Given data »
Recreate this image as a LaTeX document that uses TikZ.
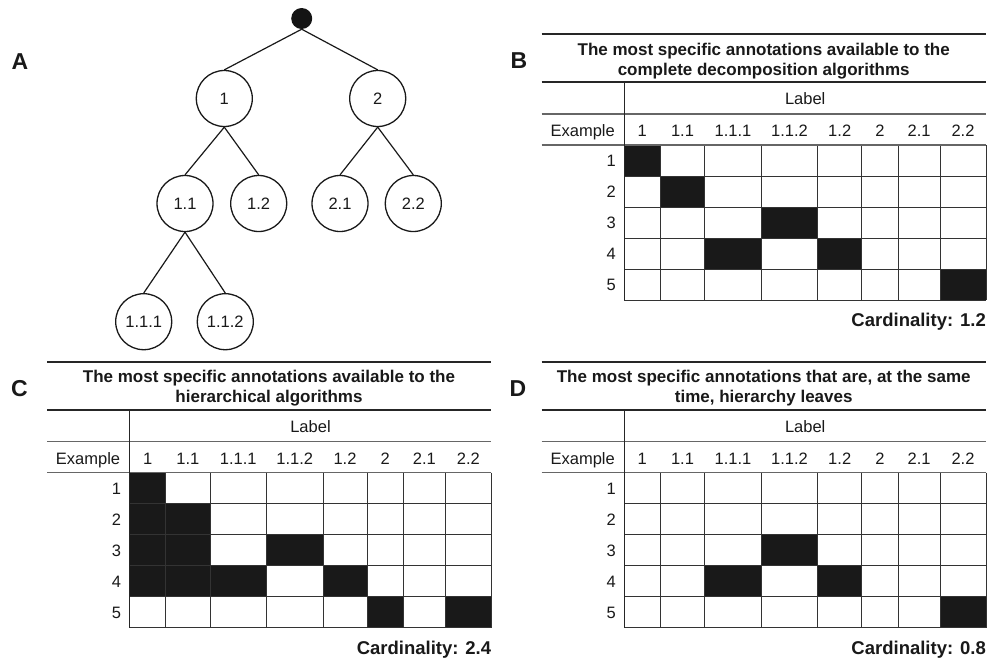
\documentclass[tikz,border=0pt]{standalone}
\usepackage{fontspec}
\setmainfont{Liberation Sans}
\newcommand{\fnorm}{\fontsize{16.5}{19}\selectfont}
\newcommand{\fttl}{\fontsize{17}{20}\selectfont\bfseries}
\newcommand{\fcard}{\fontsize{18.5}{21}\selectfont\bfseries}
\newcommand{\flet}{\fontsize{23}{26}\selectfont\bfseries}
\tikzset{
  txt/.style={font=\fnorm, inner sep=0pt, anchor=base, text=black!90},
  ttl/.style={font=\fttl, inner sep=0pt, anchor=base, text=black!90},
  card/.style={font=\fcard, inner sep=0pt, anchor=base east, text=black!90},
  letter/.style={font=\flet, inner sep=0pt, anchor=base, text=black!90},
  treenode/.style={circle, draw=black!90, line width=1.3pt, minimum size=56pt, inner sep=0pt, font=\fnorm, text=black!90},
  rootnode/.style={circle, fill=black!92, minimum size=21pt, inner sep=0pt},
  edge/.style={line width=1.2pt, draw=black!90},
  thickrule/.style={line width=2pt, draw=black!85},
  thinrule/.style={line width=1.3pt, draw=black!60},
  gridline/.style={line width=1pt, draw=black!80},
  divider/.style={line width=1.3pt, draw=black!85},
  cellfill/.style={fill=black!90},
}
% #1 prefix, #2 x, #3 y, #4 letter, #5 letter x, #6 title line 1, #7 title line 2, #8 cardinality, #9 filled cells (col/row)
\newcommand{\mkpanel}[9]{%
\begin{scope}[shift={(#2,#3)}]
  \foreach \c/\r in {#9} {
    \pgfmathsetmacro\xa{{82.6,118.6,163,219.6,276,320,356.6,398.3,444.3}[\c-1]}
    \pgfmathsetmacro\xb{{82.6,118.6,163,219.6,276,320,356.6,398.3,444.3}[\c]}
    \pgfmathsetmacro\ya{111+31*(\r-1)}
    \pgfmathsetmacro\yb{111+31*\r}
    \fill[cellfill] (\xa,\ya) rectangle (\xb,\yb);
  }
  \foreach \y in {142,173,204,235,266} \draw[gridline] (82.6,\y) -- (444.3,\y);
  \foreach \x in {118.6,163,219.6,276,320,356.6,398.3,444.3} \draw[gridline] (\x,111) -- (\x,266);
  \draw[thickrule] (0,0) -- (444.3,0);
  \draw[thickrule] (0,48.3) -- (444.3,48.3);
  \draw[thinrule] (0,80) -- (444.3,80);
  \draw[thinrule] (0,111) -- (444.3,111);
  \draw[divider] (82.6,48.3) -- (82.6,266);
  \node[letter] (#1let) at (#5,34.3) {#4};
  \node[ttl] (#1t1) at (222,21) {#6};
  \node[ttl] (#1t2) at (222,41) {#7};
  \node[txt] (#1lab) at (263.5,70.3) {Label};
  \node[txt] (#1ex) at (41,102.7) {Example};
  \foreach \n/\a/\b [count=\i] in {1/82.6/118.6, 1.1/118.6/163, 1.1.1/163/219.6, 1.1.2/219.6/276, 1.2/276/320, 2/320/356.6, 2.1/356.6/398.3, 2.2/398.3/444.3}
    \node[txt] (#1h\i) at ({(\a+\b)/2},102.7) {\n};
  \foreach \r in {1,...,5}
    \node[txt, anchor=base east] (#1r\r) at (74.3,{132.7+31*(\r-1)}) {\r};
  \node[card] (#1card) at (444.3,292.5) {Cardinality: #8};
\end{scope}}
\begin{document}
\begin{tikzpicture}[x=1pt,y=-1pt]
\useasboundingbox (0,0) rectangle (987,659);
% Panel A: tree
\node[letter] (la) at (20,69) {A};
\node[rootnode] (root) at (301.7,18.5) {};
\node[treenode] (n1) at (224.3,98.5) {1};
\node[treenode] (n2) at (377.7,98.5) {2};
\node[treenode] (n11) at (185,203.5) {1.1};
\node[treenode] (n12) at (258.7,203.5) {1.2};
\node[treenode] (n21) at (340,203.5) {2.1};
\node[treenode] (n22) at (413.3,203.5) {2.2};
\node[treenode] (n111) at (143.7,321.7) {1.1.1};
\node[treenode] (n112) at (225.3,321.7) {1.1.2};
\draw[edge] (root.south) -- (n1.north);
\draw[edge] (root.south) -- (n2.north);
\draw[edge] (n1.south) -- (n11.north);
\draw[edge] (n1.south) -- (n12.north);
\draw[edge] (n2.south) -- (n21.north);
\draw[edge] (n2.south) -- (n22.north);
\draw[edge] (n11.south) -- (n111.north);
\draw[edge] (n11.south) -- (n112.north);
% Panels
\mkpanel{B}{541.7}{34}{B}{-22.7}{The most specific annotations available to the}{complete decomposition algorithms}{1.2}{1/1,2/2,4/3,3/4,5/4,8/5}
\mkpanel{C}{47}{361.7}{C}{-27.5}{The most specific annotations available to the}{hierarchical algorithms}{2.4}{1/1,1/2,2/2,1/3,2/3,4/3,1/4,2/4,3/4,5/4,6/5,8/5}
\mkpanel{D}{541.7}{361.7}{D}{-23.7}{The most specific annotations that are, at the same}{time, hierarchy leaves}{0.8}{4/3,3/4,5/4,8/5}
\end{tikzpicture}
\end{document}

Problem » Transcribe the material exactly, and leave out whatever pictures it holds.

Solved problem »
Recreate this image as a LaTeX document that uses TikZ.
\documentclass[tikz,border=0pt]{standalone}
\usepackage{fontspec}
\setmainfont{Liberation Sans}
\newcommand{\fnorm}{\fontsize{16.5}{19}\selectfont}
\newcommand{\fttl}{\fontsize{17}{20}\selectfont\bfseries}
\newcommand{\fcard}{\fontsize{18.5}{21}\selectfont\bfseries}
\newcommand{\flet}{\fontsize{23}{26}\selectfont\bfseries}
\tikzset{
  txt/.style={font=\fnorm, inner sep=0pt, anchor=base, text=black!90},
  ttl/.style={font=\fttl, inner sep=0pt, anchor=base, text=black!90},
  card/.style={font=\fcard, inner sep=0pt, anchor=base east, text=black!90},
  letter/.style={font=\flet, inner sep=0pt, anchor=base, text=black!90},
  treenode/.style={circle, draw=black!90, line width=1.3pt, minimum size=56pt, inner sep=0pt, font=\fnorm, text=black!90},
  rootnode/.style={circle, fill=black!92, minimum size=21pt, inner sep=0pt},
  edge/.style={line width=1.2pt, draw=black!90},
  thickrule/.style={line width=2pt, draw=black!85},
  thinrule/.style={line width=1.3pt, draw=black!60},
  gridline/.style={line width=1pt, draw=black!80},
  divider/.style={line width=1.3pt, draw=black!85},
  cellfill/.style={fill=black!90},
}
% #1 prefix, #2 x, #3 y, #4 letter, #5 letter x, #6 title line 1, #7 title line 2, #8 cardinality, #9 filled cells (col/row)
\newcommand{\mkpanel}[9]{%
\begin{scope}[shift={(#2,#3)}]
  \foreach \c/\r in {#9} {
    \pgfmathsetmacro\xa{{82.6,118.6,163,219.6,276,320,356.6,398.3,444.3}[\c-1]}
    \pgfmathsetmacro\xb{{82.6,118.6,163,219.6,276,320,356.6,398.3,444.3}[\c]}
    \pgfmathsetmacro\ya{111+31*(\r-1)}
    \pgfmathsetmacro\yb{111+31*\r}
    \fill[cellfill] (\xa,\ya) rectangle (\xb,\yb);
  }
  \foreach \y in {142,173,204,235,266} \draw[gridline] (82.6,\y) -- (444.3,\y);
  \foreach \x in {118.6,163,219.6,276,320,356.6,398.3,444.3} \draw[gridline] (\x,111) -- (\x,266);
  \draw[thickrule] (0,0) -- (444.3,0);
  \draw[thickrule] (0,48.3) -- (444.3,48.3);
  \draw[thinrule] (0,80) -- (444.3,80);
  \draw[thinrule] (0,111) -- (444.3,111);
  \draw[divider] (82.6,48.3) -- (82.6,266);
  \node[letter] (#1let) at (#5,34.3) {#4};
  \node[ttl] (#1t1) at (222,21) {#6};
  \node[ttl] (#1t2) at (222,41) {#7};
  \node[txt] (#1lab) at (263.5,70.3) {Label};
  \node[txt] (#1ex) at (41,102.7) {Example};
  \foreach \n/\a/\b [count=\i] in {1/82.6/118.6, 1.1/118.6/163, 1.1.1/163/219.6, 1.1.2/219.6/276, 1.2/276/320, 2/320/356.6, 2.1/356.6/398.3, 2.2/398.3/444.3}
    \node[txt] (#1h\i) at ({(\a+\b)/2},102.7) {\n};
  \foreach \r in {1,...,5}
    \node[txt, anchor=base east] (#1r\r) at (74.3,{132.7+31*(\r-1)}) {\r};
  \node[card] (#1card) at (444.3,292.5) {Cardinality: #8};
\end{scope}}
\begin{document}
\begin{tikzpicture}[x=1pt,y=-1pt]
\useasboundingbox (0,0) rectangle (987,659);
% Panel A: tree
\node[letter] (la) at (20,69) {A};
\node[rootnode] (root) at (301.7,18.5) {};
\node[treenode] (n1) at (224.3,98.5) {1};
\node[treenode] (n2) at (377.7,98.5) {2};
\node[treenode] (n11) at (185,203.5) {1.1};
\node[treenode] (n12) at (258.7,203.5) {1.2};
\node[treenode] (n21) at (340,203.5) {2.1};
\node[treenode] (n22) at (413.3,203.5) {2.2};
\node[treenode] (n111) at (143.7,321.7) {1.1.1};
\node[treenode] (n112) at (225.3,321.7) {1.1.2};
\draw[edge] (root.south) -- (n1.north);
\draw[edge] (root.south) -- (n2.north);
\draw[edge] (n1.south) -- (n11.north);
\draw[edge] (n1.south) -- (n12.north);
\draw[edge] (n2.south) -- (n21.north);
\draw[edge] (n2.south) -- (n22.north);
\draw[edge] (n11.south) -- (n111.north);
\draw[edge] (n11.south) -- (n112.north);
% Panels
\mkpanel{B}{541.7}{34}{B}{-22.7}{The most specific annotations available to the}{complete decomposition algorithms}{1.2}{1/1,2/2,4/3,3/4,5/4,8/5}
\mkpanel{C}{47}{361.7}{C}{-27.5}{The most specific annotations available to the}{hierarchical algorithms}{2.4}{1/1,1/2,2/2,1/3,2/3,4/3,1/4,2/4,3/4,5/4,6/5,8/5}
\mkpanel{D}{541.7}{361.7}{D}{-23.7}{The most specific annotations that are, at the same}{time, hierarchy leaves}{0.8}{4/3,3/4,5/4,8/5}
\end{tikzpicture}
\end{document}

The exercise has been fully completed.